Search the records for the word "this" and report each line that has it.

[Begin TASK INPUTS]

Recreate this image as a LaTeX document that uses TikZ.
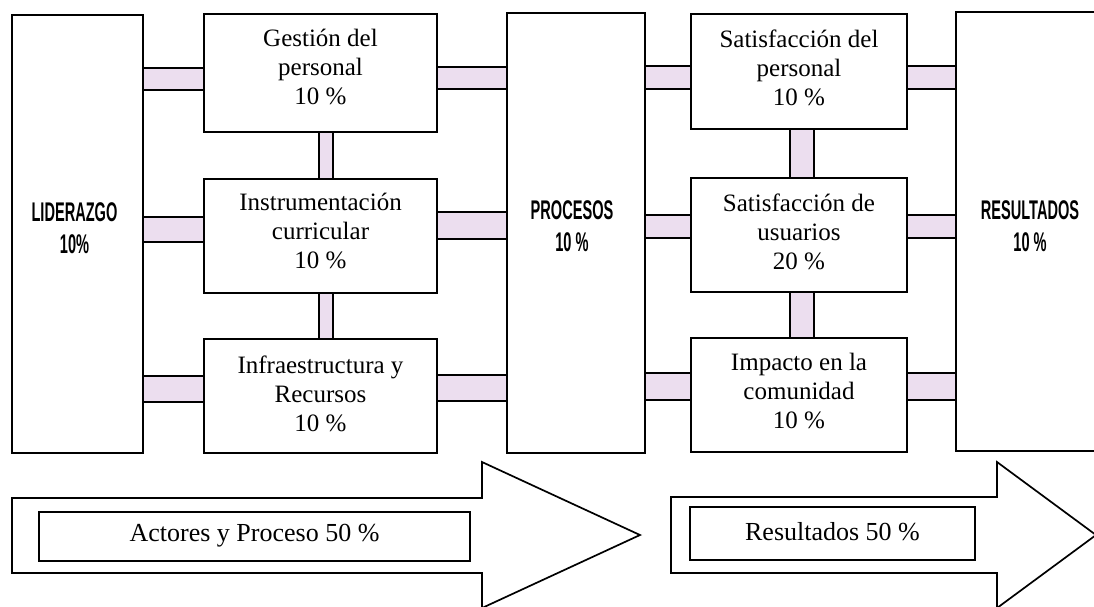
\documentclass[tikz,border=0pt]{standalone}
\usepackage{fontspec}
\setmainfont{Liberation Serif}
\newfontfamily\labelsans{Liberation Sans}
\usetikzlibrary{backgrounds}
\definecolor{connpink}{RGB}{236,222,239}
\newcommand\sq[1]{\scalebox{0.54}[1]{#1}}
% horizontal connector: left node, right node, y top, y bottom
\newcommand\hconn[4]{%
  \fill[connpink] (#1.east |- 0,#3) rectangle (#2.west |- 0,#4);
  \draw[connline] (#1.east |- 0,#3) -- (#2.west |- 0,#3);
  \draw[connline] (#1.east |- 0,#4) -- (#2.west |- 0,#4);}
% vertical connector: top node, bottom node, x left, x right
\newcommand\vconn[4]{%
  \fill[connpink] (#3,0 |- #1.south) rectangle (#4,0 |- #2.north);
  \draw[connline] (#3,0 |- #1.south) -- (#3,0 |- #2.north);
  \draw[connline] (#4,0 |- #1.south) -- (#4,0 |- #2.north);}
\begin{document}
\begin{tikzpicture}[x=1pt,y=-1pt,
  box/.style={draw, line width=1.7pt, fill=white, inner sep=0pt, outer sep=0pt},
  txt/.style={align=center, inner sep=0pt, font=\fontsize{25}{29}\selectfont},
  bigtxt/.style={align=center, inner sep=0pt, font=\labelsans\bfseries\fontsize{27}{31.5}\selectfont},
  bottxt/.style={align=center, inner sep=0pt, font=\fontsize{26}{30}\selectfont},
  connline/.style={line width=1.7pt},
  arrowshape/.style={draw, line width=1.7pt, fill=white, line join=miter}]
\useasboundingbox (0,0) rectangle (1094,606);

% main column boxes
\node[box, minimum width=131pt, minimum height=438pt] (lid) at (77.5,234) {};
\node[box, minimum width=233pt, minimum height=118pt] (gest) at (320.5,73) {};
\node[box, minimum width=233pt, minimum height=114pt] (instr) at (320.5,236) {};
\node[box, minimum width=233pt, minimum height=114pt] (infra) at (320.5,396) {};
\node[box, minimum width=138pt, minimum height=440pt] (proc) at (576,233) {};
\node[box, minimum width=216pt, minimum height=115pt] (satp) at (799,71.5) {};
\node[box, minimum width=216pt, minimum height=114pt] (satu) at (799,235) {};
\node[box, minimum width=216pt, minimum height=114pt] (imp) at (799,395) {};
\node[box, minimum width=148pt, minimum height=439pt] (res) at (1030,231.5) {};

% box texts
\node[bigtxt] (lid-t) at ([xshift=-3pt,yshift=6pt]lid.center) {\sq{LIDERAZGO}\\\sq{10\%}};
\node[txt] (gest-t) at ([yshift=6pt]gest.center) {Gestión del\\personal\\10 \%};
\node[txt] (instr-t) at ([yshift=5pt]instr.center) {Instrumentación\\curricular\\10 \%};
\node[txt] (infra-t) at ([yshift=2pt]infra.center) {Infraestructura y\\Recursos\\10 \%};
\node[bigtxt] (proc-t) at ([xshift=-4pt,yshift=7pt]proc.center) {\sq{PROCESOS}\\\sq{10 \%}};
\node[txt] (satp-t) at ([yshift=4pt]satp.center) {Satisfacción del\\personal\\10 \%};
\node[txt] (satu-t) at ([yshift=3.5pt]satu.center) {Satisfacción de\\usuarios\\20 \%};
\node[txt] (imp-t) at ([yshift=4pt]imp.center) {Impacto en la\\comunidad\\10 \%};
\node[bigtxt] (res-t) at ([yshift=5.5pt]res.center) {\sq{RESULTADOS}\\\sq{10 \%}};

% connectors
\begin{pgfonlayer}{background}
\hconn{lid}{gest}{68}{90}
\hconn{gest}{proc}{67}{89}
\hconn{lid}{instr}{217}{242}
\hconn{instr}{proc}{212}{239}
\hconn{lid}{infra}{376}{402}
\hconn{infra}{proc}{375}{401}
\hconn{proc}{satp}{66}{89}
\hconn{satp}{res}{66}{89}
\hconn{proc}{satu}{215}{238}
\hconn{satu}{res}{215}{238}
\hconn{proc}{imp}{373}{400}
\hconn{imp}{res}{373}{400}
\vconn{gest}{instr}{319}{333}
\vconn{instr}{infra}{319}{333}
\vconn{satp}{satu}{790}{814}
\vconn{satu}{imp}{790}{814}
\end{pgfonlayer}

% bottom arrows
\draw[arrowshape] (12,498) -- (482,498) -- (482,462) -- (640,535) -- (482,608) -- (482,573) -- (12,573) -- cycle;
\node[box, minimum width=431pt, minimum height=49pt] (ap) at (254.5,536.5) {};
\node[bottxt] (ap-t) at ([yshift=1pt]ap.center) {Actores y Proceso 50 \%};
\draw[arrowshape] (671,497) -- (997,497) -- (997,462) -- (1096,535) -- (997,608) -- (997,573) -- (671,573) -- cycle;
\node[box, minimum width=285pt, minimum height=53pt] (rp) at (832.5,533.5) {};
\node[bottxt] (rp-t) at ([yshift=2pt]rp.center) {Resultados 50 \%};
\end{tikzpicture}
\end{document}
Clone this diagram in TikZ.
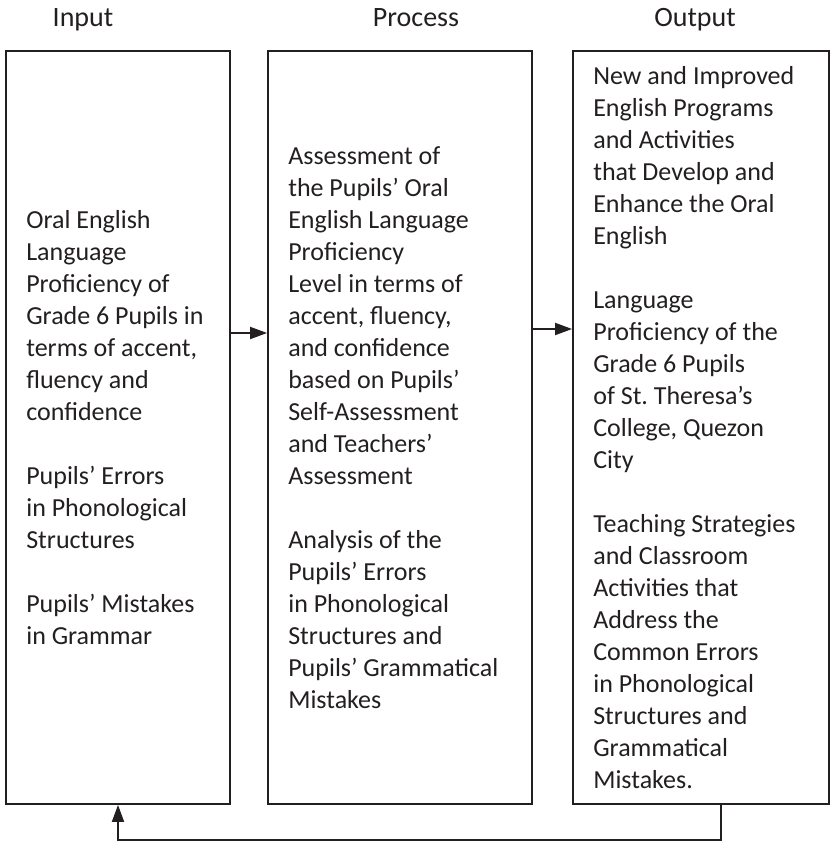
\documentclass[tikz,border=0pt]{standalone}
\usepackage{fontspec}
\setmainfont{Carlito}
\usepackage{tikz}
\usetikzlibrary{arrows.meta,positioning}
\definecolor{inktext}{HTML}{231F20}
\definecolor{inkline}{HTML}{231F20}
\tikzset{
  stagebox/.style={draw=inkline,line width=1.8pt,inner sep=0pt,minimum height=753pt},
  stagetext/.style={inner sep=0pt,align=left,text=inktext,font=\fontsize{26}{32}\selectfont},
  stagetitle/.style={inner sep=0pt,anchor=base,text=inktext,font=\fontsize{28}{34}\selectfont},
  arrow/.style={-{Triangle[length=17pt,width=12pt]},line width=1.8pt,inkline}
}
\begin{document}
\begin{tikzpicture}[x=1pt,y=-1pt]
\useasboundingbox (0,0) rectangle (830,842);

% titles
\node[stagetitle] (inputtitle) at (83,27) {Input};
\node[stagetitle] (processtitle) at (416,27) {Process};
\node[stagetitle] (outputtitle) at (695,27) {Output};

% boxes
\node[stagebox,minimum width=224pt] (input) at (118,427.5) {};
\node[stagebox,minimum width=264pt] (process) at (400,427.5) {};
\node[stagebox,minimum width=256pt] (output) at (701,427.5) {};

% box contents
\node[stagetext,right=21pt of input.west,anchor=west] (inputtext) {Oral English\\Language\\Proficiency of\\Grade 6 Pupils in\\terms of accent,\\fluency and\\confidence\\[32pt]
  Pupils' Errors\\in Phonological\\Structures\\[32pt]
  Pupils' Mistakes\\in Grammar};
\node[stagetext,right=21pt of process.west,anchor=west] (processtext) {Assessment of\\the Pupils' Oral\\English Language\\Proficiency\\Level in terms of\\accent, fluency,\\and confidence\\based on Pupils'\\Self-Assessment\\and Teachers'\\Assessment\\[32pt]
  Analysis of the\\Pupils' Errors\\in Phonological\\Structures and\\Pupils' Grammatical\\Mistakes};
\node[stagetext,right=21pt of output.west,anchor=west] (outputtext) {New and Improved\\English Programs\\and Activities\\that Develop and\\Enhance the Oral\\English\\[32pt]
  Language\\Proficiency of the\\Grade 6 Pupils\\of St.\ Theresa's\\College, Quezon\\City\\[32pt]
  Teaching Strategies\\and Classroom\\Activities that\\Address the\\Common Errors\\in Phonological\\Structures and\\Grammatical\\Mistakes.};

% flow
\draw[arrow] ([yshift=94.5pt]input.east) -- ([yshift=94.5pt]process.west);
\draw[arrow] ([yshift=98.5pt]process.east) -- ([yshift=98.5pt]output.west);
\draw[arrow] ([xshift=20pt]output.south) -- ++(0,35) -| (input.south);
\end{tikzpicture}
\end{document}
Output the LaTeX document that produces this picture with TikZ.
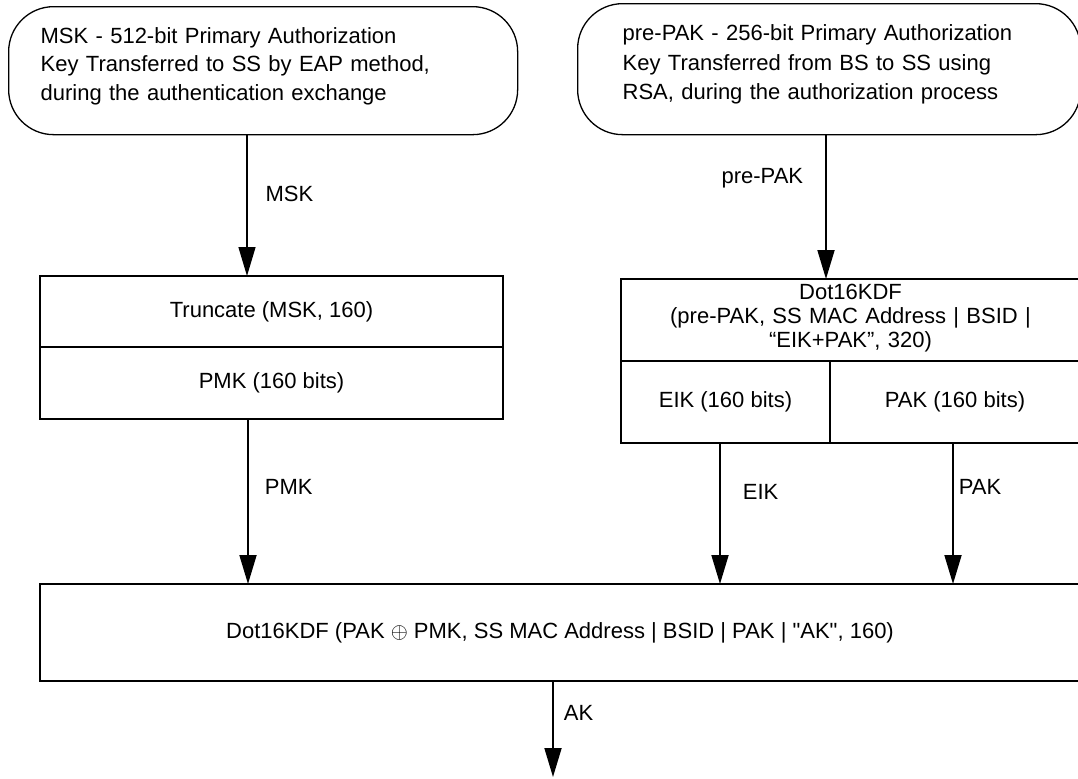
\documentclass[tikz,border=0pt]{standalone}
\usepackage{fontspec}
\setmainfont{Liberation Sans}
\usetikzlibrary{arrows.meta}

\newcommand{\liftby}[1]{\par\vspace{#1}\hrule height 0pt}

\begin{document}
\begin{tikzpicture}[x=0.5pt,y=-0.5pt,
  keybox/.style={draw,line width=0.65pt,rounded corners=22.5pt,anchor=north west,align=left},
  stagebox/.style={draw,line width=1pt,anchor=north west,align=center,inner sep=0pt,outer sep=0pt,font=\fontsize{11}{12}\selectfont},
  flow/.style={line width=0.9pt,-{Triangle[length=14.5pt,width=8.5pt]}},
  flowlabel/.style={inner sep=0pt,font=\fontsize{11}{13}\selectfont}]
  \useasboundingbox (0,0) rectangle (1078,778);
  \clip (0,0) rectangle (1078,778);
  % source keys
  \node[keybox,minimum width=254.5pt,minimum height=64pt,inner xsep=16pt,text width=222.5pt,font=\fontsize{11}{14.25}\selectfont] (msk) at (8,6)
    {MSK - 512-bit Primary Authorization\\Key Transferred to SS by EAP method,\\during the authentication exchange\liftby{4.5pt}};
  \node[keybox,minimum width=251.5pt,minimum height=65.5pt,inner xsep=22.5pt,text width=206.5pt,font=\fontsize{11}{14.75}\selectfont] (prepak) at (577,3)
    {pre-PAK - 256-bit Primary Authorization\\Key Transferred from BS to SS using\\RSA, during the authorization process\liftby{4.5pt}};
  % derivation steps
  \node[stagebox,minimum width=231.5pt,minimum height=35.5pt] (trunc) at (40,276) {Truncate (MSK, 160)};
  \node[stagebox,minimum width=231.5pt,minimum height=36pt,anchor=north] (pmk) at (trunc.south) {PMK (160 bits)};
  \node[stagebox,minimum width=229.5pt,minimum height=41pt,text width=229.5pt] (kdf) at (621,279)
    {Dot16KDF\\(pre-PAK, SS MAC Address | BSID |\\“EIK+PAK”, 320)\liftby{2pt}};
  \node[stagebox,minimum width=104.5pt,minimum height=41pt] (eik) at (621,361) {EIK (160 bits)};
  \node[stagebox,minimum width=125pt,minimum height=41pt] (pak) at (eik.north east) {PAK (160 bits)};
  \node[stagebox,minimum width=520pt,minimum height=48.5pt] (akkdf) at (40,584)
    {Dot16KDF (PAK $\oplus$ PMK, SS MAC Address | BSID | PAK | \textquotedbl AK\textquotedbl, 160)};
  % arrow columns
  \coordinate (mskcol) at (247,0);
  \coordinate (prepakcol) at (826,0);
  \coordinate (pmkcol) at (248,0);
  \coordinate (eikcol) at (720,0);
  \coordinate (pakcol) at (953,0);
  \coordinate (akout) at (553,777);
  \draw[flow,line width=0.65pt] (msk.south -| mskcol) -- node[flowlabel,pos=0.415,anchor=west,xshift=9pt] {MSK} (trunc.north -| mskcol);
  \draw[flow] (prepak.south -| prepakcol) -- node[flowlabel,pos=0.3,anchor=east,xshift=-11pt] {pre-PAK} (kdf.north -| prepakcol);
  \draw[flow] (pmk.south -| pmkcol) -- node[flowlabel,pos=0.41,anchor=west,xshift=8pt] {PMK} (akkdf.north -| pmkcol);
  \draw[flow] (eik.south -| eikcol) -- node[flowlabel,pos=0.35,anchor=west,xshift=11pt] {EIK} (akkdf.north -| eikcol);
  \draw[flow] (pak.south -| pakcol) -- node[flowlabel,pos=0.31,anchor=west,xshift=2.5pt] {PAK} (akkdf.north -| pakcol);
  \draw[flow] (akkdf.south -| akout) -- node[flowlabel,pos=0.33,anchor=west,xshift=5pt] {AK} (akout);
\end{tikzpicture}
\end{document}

[End TASK INPUTS]

**EXERCISE RESULT:**
Recreate this image as a LaTeX document that uses TikZ.
Clone this diagram in TikZ.
Output the LaTeX document that produces this picture with TikZ.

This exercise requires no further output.